Question
Part 1 of 4: We are evaluating the introduction of a new product with significant features that we believe the customers will like and will
Part 1 of 4:We are evaluating the introduction of a new product with significant features that we believe the customers will like and will be willing to pay a premium to the price of our current product. To be safe, we will not discontinue the sale of the older product until demand diminishes and the old product is replaced by the sales of the new product. How would you model the lost sales of the old product?
Is this a relevant cost and if so, would it be a positive or negative cash flow?
Part 2 of 4:Using the situation described in the previous problem, assume that we will need to advertise the availability of the new product and we expect this cost to increase our advertising budget by $100,000. How would you model this additional advertising expense related to the new product? Is this a relevant cost and if so, would it be a positive or negative cash flow?

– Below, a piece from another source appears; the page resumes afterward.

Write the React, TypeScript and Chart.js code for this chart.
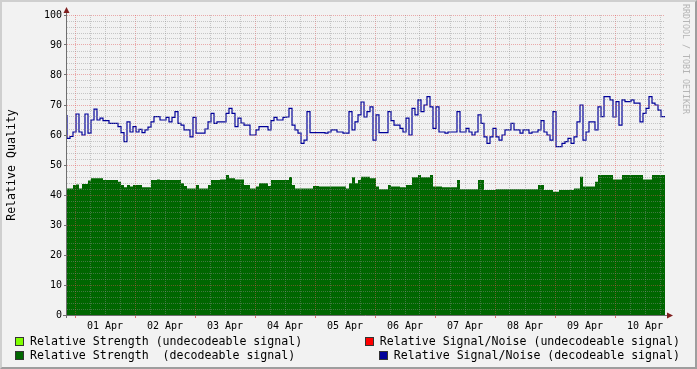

Part 3 or 4:Continuing with this same situation as the previous qustion, assume that current factory overhead is $150,000 per year but after the new product is introduced, the factory overhead will increase to $200,000 because the new product requires addition procedures.How much (if any) of the factory overhead should be modeled with the new product?Would this be modeled as a positive or negative cash flow?
Part 4 of 4:Continuing with the factory overhead situation described above, how would you model the factory overhead if new product is expected to replace 50% of the old product's sales in first year and the rest of the old products sales in the second year?